Knowing this valuable information, the public ticketing system starts advertising all events, and most importantly all comedy events that are happening this week in Los Angeles to John. John may receive emails, text messages, push notifications or social media and website ads for all your competitors' events. While you spent $5.00 to Facebook to grab John’s attention, now John’s information is indirectly shared with all your competitors for free.

 


It is like when finding a potential buyer, you call all competitors and share the buyers’ information with them.

It absolutely does not make any sense. This is your most confidential information and should not be shared with competitors.

There is a good chance that a bigger competitor will win John’s business and he is going to buy one of your competitors’ tickets instead of yours.

 


So, as a general rule, never send your prospects or potential buyers, that you acquire through your marketing and advertising activities, to a platform that:

1-     Charges you again for marketing

2-     Is public and may share the prospect information with your competitors in any way

3-     Will show competitors' events to the potential buyers who are your returning customers or you have acquired through marketing activities

 

 


Best of both worlds

So, what is the best solution?

In general, you should always find marketing and advertising platform that best target your specific audience and that may be affected by the age, nationality, culture, language of your audience or type or genre of your event.

 

  1. If your event does not make any or enough benefit from a marketplace, do not sell tickets on that marketplace and do not waste money, paying for the marketing you don’t use.
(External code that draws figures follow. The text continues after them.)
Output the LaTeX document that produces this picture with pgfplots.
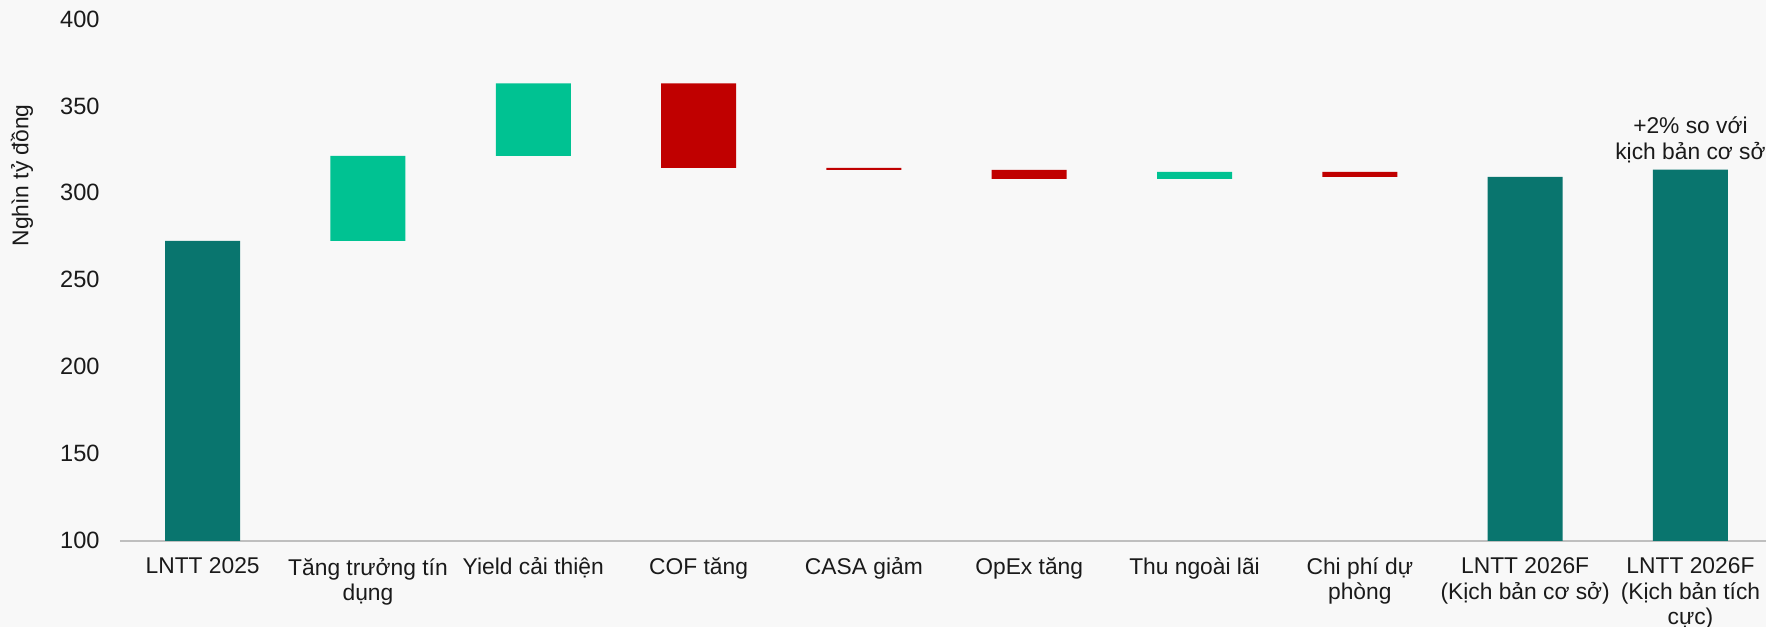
\documentclass[border=0pt]{standalone}
\usepackage{fontspec}
\setmainfont{Liberation Sans}
\usepackage{pgfplots}
\pgfplotsset{compat=1.18}
\definecolor{bgcol}{RGB}{248,248,248}
\definecolor{tealdark}{RGB}{9,117,110}
\definecolor{upgreen}{RGB}{0,194,146}
\definecolor{downred}{RGB}{192,0,0}
\definecolor{axisgray}{RGB}{191,191,191}
\definecolor{txt}{RGB}{26,26,26}
\begin{document}
\fontsize{11.4pt}{13.7pt}\selectfont
\begin{tikzpicture}
\fill[bgcol] (-60pt,-43.2pt) rectangle (823pt,270.25pt);
\useasboundingbox (-60pt,-43.2pt) rectangle (823pt,270.25pt);
\begin{axis}[
  at={(0,0)}, anchor=south west,
  scale only axis, width=823pt, height=260.75pt,
  xmin=-0.5, xmax=9.457, ymin=100, ymax=400,
  ytick={100,150,...,400},
  xtick={0,...,9},
  xticklabels={LNTT 2025, Tăng trưởng tín\\dụng, Yield cải thiện, COF tăng, CASA giảm, OpEx tăng, Thu ngoài lãi, Chi phí dự\\phòng, LNTT 2026F\\(Kịch bản cơ sở), LNTT 2026F\\(Kịch bản tích\\cực)},
  ybar stacked, bar width=37.5pt,
  axis x line*=bottom, axis y line*=left,
  y axis line style={draw=none},
  x axis line style={draw=axisgray, line width=1pt},
  major tick length=0pt,
  tick style={draw=none},
  /pgf/number format/assume math mode=true,
  ticklabel style={font=\fontsize{11.4pt}{12.6pt}\selectfont, text=txt},
  xticklabel style={align=center, anchor=north, inner sep=0pt, yshift=-8.5pt},
  yticklabel style={anchor=east, inner sep=0pt, xshift=-10pt, font=\fontsize{11.8pt}{13.7pt}\selectfont},
  ylabel={Nghìn tỷ đồng},
  ylabel style={at={(axis description cs:-0.0595,0.70)}, anchor=center, font=\fontsize{11.4pt}{13.7pt}\selectfont, text=txt},
  every axis plot/.append style={draw=none},
]
% invisible base
\addplot[fill=none, draw=none] coordinates {(0,0) (1,272.3) (2,321.3) (3,314.3) (4,313.2) (5,308.0) (6,308.0) (7,309.2) (8,0) (9,0)};
% totals
\addplot[fill=tealdark] coordinates {(0,272.3) (1,0) (2,0) (3,0) (4,0) (5,0) (6,0) (7,0) (8,309.2) (9,313.3)};
% increases
\addplot[fill=upgreen] coordinates {(0,0) (1,49.0) (2,41.7) (3,0) (4,0) (5,0) (6,4.0) (7,0) (8,0) (9,0)};
% decreases
\addplot[fill=downred] coordinates {(0,0) (1,0) (2,0) (3,48.7) (4,1.1) (5,5.2) (6,0) (7,2.8) (8,0) (9,0)};
\node[align=center, anchor=south, inner sep=0pt, text=txt, font=\fontsize{11.4pt}{13pt}\selectfont] at (axis cs:9,313.3) [yshift=3pt] {+2\% so với\\kịch bản cơ sở};
\end{axis}
\end{tikzpicture}
\end{document}
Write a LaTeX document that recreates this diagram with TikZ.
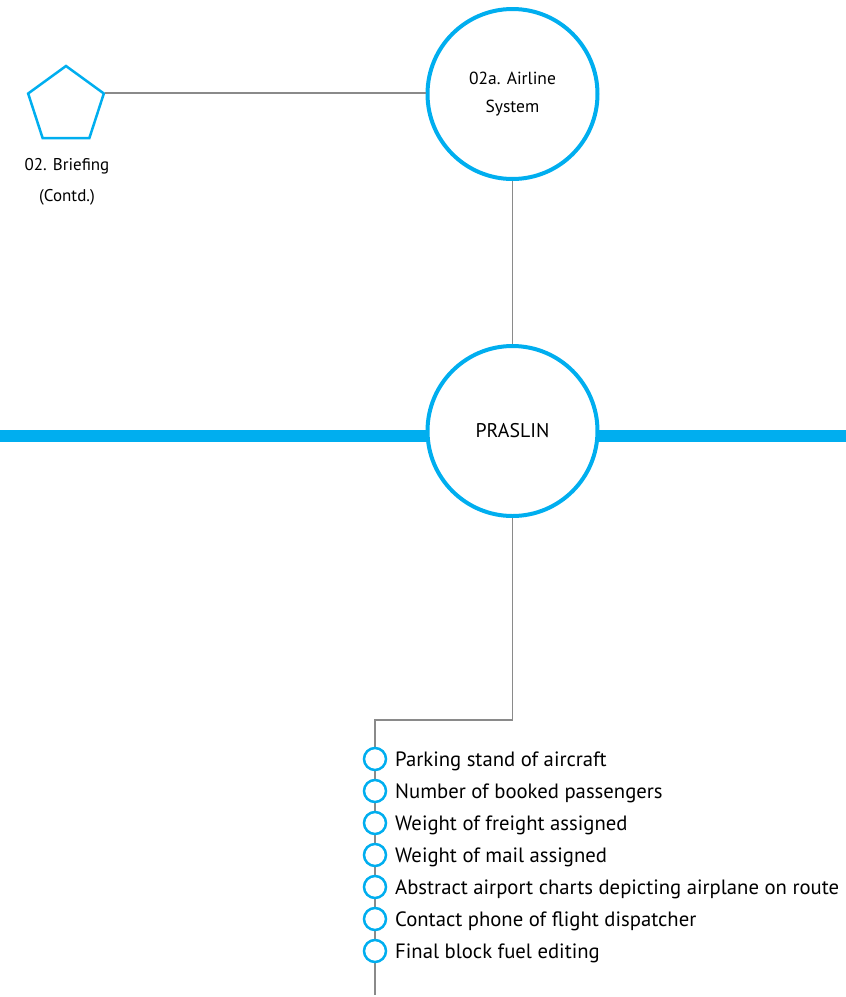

Use Ticketor and have your own private ticketing and spend your marketing money where your target audience are.
  2. There are many event marketplaces for different audiences that are not tied to a ticketing system. Consider using them and send the ticket buyers to your private ticketing system that is made on Ticketor.
  3.  If your event makes reasonable benefit from a certain public ticketing and marketplace and the marketplace can help you find patrons that you could not find otherwise, with a little bit extra effort, you can make more sales and save a lot of money:

Have your private ticketing platform using Ticketor. Make sure all your marketing and advertising links, including website links, social media links, paid ads links, newsletter links, etc. point to your Ticketor site which has significantly lower cost and the data is not shared with your competitors.

To make benefit of other ticketing marketplaces marketing feature, create an event on every marketplace that target your audience with limited number of tickets, for the buyers who find you through that marketplace ONLY.

 

    • If your event is general admission, you can divide your capacity between all the platforms.
    • If your event is assigned seated, you can assign certain sections or rows to each platform.

Ps. You can change the capacity of your event on your Ticketor site at any time to adjust the capacity according to the sales amount on each platform.

 

Evaluate the sales you get from each marketplace to determine if the sales are high enough to justify the effort and the extra cost, for the future events.